Pierre Marie Belbenoit-Avich .- les défis de l'édition électronique en bio-médecine : critères de recherche d'informations et de documents validés (The Challenges of Electronic Publishing in Biomedicine).- Paris : Frison-Roche, 1999; 328 p. ISBN 2-87671-333-0

Getting information on Internet is not so difficult, particularly in the biomedical field. The problem is obviously to find precise information or documents one requires including those that are validated. In the pharmaceutical industry, in hospitals, at the university, researchers, doctors and students want to obtain all their requirements immediately, without misleading trails or irrelevant texts and also without having to wait. Pierre Marie Belbenoit-Avich has just published a book, in French, entitled * les défis de l'édition électronique en bio-médecine : critères de recherche d'informations et de documents validés + the English translation being * The Challenges of Electronic Publishing in Biomedicine +.
Pierre Marie Belbenoit-Avich was a member of the EAHIL Executive Council from 1990 to 1995. He has also already published several articles concerning information transfer and a book of medical bibliography in 1992. He has therefore some expertise and knowledge in the matter of biomedical information.

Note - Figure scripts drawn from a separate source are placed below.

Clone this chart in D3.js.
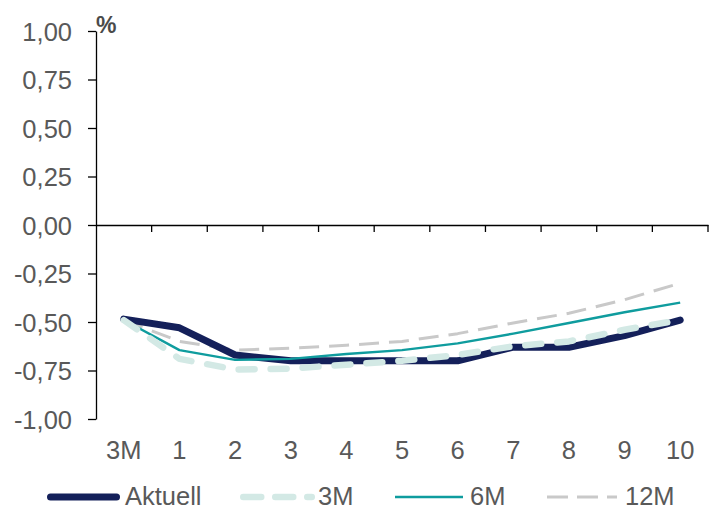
<!DOCTYPE html>
<html><head><meta charset="utf-8">
<script src="https://cdn.jsdelivr.net/npm/d3@7"></script>
<style>body{margin:0;background:#fff;} text{font-family:"Liberation Sans",Arial,sans-serif;}</style>
</head><body><svg id="c" width="713" height="509"></svg>
<script>
const categories = ["3M","1","2","3","4","5","6","7","8","9","10"];
const aktuell = [-0.485,-0.53,-0.67,-0.70,-0.70,-0.70,-0.70,-0.63,-0.63,-0.57,-0.49];
const m3 = [-0.49,-0.69,-0.745,-0.74,-0.72,-0.70,-0.67,-0.625,-0.60,-0.54,-0.49];
const m6 = [-0.49,-0.645,-0.695,-0.69,-0.665,-0.645,-0.61,-0.56,-0.505,-0.45,-0.40];
const m12 = [-0.49,-0.60,-0.645,-0.635,-0.62,-0.60,-0.56,-0.505,-0.455,-0.385,-0.30];
const yTicks = [1,0.75,0.5,0.25,0,-0.25,-0.5,-0.75,-1];
const seriesNames = ["Aktuell","3M","6M","12M"];

(function(){
const svg = d3.select("#c");
const L = 96, R = 708, T = 31, B = 419;
const FS = 25.5;
const x = d3.scaleBand().domain(categories).range([L, R]);
const y = d3.scaleLinear().domain([-1, 1]).range([B, T]);
const fmt = v => d3.format(".2f")(v).replace("−", "-").replace(".", ",");

// y axis
const ya = svg.append("g").attr("transform", `translate(${L},0)`)
  .call(d3.axisLeft(y).tickValues(yTicks).tickSize(8).tickSizeOuter(0).tickFormat(fmt));
ya.attr("font-size", null).attr("font-family", null);
ya.select(".domain").attr("stroke", "#000").attr("stroke-width", 1.3);
ya.selectAll(".tick line").attr("stroke", "#000").attr("stroke-width", 1.3);
ya.selectAll(".tick text").attr("font-size", FS).attr("fill", "#595959").attr("x", -24).attr("dy", "0.36em");

// x axis at zero
const xa = svg.append("g").attr("transform", `translate(0,${y(0)})`)
  .call(d3.axisBottom(x).tickSize(0).tickSizeOuter(0));
xa.select(".domain").attr("stroke", "#000").attr("stroke-width", 1.3);
xa.selectAll(".tick text").remove();
const bounds = categories.map(c => x(c) + x.bandwidth());
xa.selectAll("line.b").data(bounds).join("line").attr("class","b")
  .attr("x1", d => d).attr("x2", d => d).attr("y1", 0).attr("y2", 7)
  .attr("stroke", "#000").attr("stroke-width", 1.3);

// category labels at bottom
svg.append("g").selectAll("text").data(categories).join("text")
  .attr("x", d => x(d) + x.bandwidth()/2).attr("y", 459)
  .attr("text-anchor", "middle").attr("font-size", FS).attr("fill", "#595959")
  .text(d => d);

svg.append("text").attr("x", 96).attr("y", 33).attr("font-size", 23)
  .attr("font-weight", "bold").attr("fill", "#4a4a4a").text("%");

const line = d3.line().x((d,i) => x(categories[i]) + x.bandwidth()/2).y(d => y(d));
const styles = [
  {data: aktuell, stroke: "#14205a", w: 7, dash: null, cap: "round"},
  {data: m3, stroke: "#d3e9e5", w: 6.5, dash: "16,16", cap: "round"},
  {data: m6, stroke: "#0f9c9e", w: 2.4, dash: null, cap: "butt"},
  {data: m12, stroke: "#c9c9c9", w: 3, dash: "20,10", cap: "butt"}
];
const order = [3, 0, 2, 1];
order.forEach(k => {
  const s = styles[k];
  svg.append("path").attr("d", line(s.data)).attr("fill", "none")
    .attr("stroke", s.stroke).attr("stroke-width", s.w)
    .attr("stroke-dasharray", s.dash).attr("stroke-linecap", s.cap)
    .attr("stroke-linejoin", "round");
});

// legend
const legX = [47, 240, 395, 547];
const legEnd = [120, 315, 463, 617];
const txtX = [125, 318, 470, 625];
const lg = svg.append("g");
seriesNames.forEach((n, i) => {
  const s = styles[i];
  const isRound = s.cap === "round";
  const pad = isRound ? s.w/2 : 0;
  lg.append("line").attr("x1", legX[i] + pad).attr("x2", legEnd[i] - pad)
    .attr("y1", 497).attr("y2", 497)
    .attr("stroke", s.stroke).attr("stroke-width", s.w)
    .attr("stroke-linecap", s.cap)
    .attr("stroke-dasharray", i === 1 ? "18,14" : (i === 3 ? "21,9" : null));
  lg.append("text").attr("x", txtX[i]).attr("y", 505)
    .attr("font-size", FS).attr("fill", "#595959").text(n);
});
})();
</script></body></html>
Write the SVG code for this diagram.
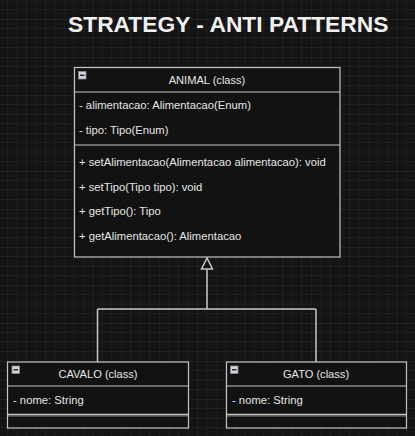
<svg xmlns="http://www.w3.org/2000/svg" width="415" height="436" viewBox="0 0 415 436">
<style>
.box{fill:#121212;stroke:#c4c4c4;stroke-width:1.2}
.sep{stroke:#c4c4c4;stroke-width:1.2;fill:none}
.t{font-family:"Liberation Sans",Arial,sans-serif;font-size:11.25px;fill:#e6e6e6}
.h{font-family:"Liberation Sans",Arial,sans-serif;font-size:11.1px;fill:#e6e6e6;text-anchor:middle}
.title{font-family:"Liberation Sans",Arial,sans-serif;font-size:22.8px;font-weight:bold;fill:#f0f0f0}
.icon{fill:#d4d4e0;stroke:#8a8a94;stroke-width:0.8}
.minus{stroke:#202020;stroke-width:1.4}
.conn{stroke:#c8c8c8;stroke-width:1.5;fill:none}
</style>
<defs>
<pattern id="grid" width="38" height="38" patternUnits="userSpaceOnUse" patternTransform="translate(7.3,19)">
<rect width="38" height="38" fill="#141414"/>
<path d="M9.5 0V38M19 0V38M28.5 0V38M0 9.5H38M0 19H38M0 28.5H38" stroke="#1f1f1f" stroke-width="1"/>
<path d="M0 0V38M0 0H38" stroke="#2e2e2e" stroke-width="1"/>
</pattern>
</defs>
<rect width="415" height="436" fill="url(#grid)"/>
<text class="title" x="68" y="32">STRATEGY - ANTI PATTERNS</text>
<g id="connectors">
<path class="conn" d="M207 269V309M97.5 309H316M97.5 309V362M316 309V362"/>
<path d="M207 258L201.5 269H212.5Z" fill="#141414" stroke="#c8c8c8" stroke-width="1.5"/>
</g>
<g id="animal">
<rect class="box" x="74.5" y="67.5" width="265.5" height="189.5"/>
<line class="sep" x1="74.5" y1="92" x2="340" y2="92"/>
<line class="sep" x1="74.5" y1="145" x2="340" y2="145"/>
<rect class="icon" x="78.5" y="71.5" width="7.5" height="7.5"/>
<line class="minus" x1="80" y1="75.3" x2="84.5" y2="75.3"/>
<text class="h" x="207" y="84">ANIMAL (class)</text>
<text class="t" x="79" y="109">- alimentacao: Alimentacao(Enum)</text>
<text class="t" x="79" y="134">- tipo: Tipo(Enum)</text>
<text class="t" x="79" y="166">+ setAlimentacao(Alimentacao alimentacao): void</text>
<text class="t" x="79" y="190.5">+ setTipo(Tipo tipo): void</text>
<text class="t" x="79" y="215">+ getTipo(): Tipo</text>
<text class="t" x="79" y="240">+ getAlimentacao(): Alimentacao</text>
</g>
<g id="cavalo">
<rect class="box" x="7.5" y="362" width="181" height="66"/>
<line class="sep" x1="7.5" y1="386" x2="188.5" y2="386"/>
<line class="sep" x1="7.5" y1="414.3" x2="188.5" y2="414.3"/>
<line class="sep" x1="7.5" y1="415.8" x2="188.5" y2="415.8" stroke-opacity="0.6"/>
<rect class="icon" x="12" y="366" width="7.5" height="7.5"/>
<line class="minus" x1="13.5" y1="369.8" x2="18" y2="369.8"/>
<text class="h" x="98" y="378">CAVALO (class)</text>
<text class="t" x="13" y="403.5">- nome: String</text>
</g>
<g id="gato">
<rect class="box" x="226.5" y="362" width="180" height="66"/>
<line class="sep" x1="226.5" y1="386" x2="406.5" y2="386"/>
<line class="sep" x1="226.5" y1="414.3" x2="406.5" y2="414.3"/>
<line class="sep" x1="226.5" y1="415.8" x2="406.5" y2="415.8" stroke-opacity="0.6"/>
<rect class="icon" x="230.5" y="366" width="7.5" height="7.5"/>
<line class="minus" x1="232" y1="369.8" x2="236.5" y2="369.8"/>
<text class="h" x="316" y="378">GATO (class)</text>
<text class="t" x="232" y="403.5">- nome: String</text>
</g>
</svg>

The purpose of this book is to help novices and end users in the methodology of the approach to the electronic information world and to give them pointers towards better access. The first chapter describes the reasons for electronic publishing : necessity of faster access, obsolescence of the paper form, technological improvements, not to mention the importance of being continuously informed in the evolution of one's field of interest etc. The second chapter analyses details of the evolution of the electronic media (tapes, online, CD-ROM, Internet and multimedia). The third and fourth concentrate on the biomedical press both the traditional with its problems and obviously the new media (in particular the solely electronic titles). These new types of journals certainly meet important problems, such as prestige, archives and access, and the issue of the end user.
In the fifth chapter the way the user can access the information is explained : tables of contents linked to full text and search engines. Several lists of these are provided, in particular the biomedical ones. The sixth chapter deals with the matter of information validation, in particular the issue of free Medline (which kind of Medline for which purpose and use); it also studies the problem of information overload * too much information resulting in no information at all +. What we want is the most precise and accurate information, in the most rapid way. Too often searching Internet is ridiculously slow when compared to online searching. The last chapter describes the new role played by the libraries or documentation centres in an electronic information world.
This book offers an extensive approach to this important problem of finding vital information, vital from the economic and business point of view, and also from the medical one, since the Internet is sometimes the only way to learn how to care or how to manage therapies in remote countries, not to mention the developing issue of continuing education. Though the book is written in French, most of the bibliographical references, including all the Internet mentioned sites are in English. The author has gathered a large amount of sources (48 pages). The reader will have access to much more information than is usually contained in such a condensed book.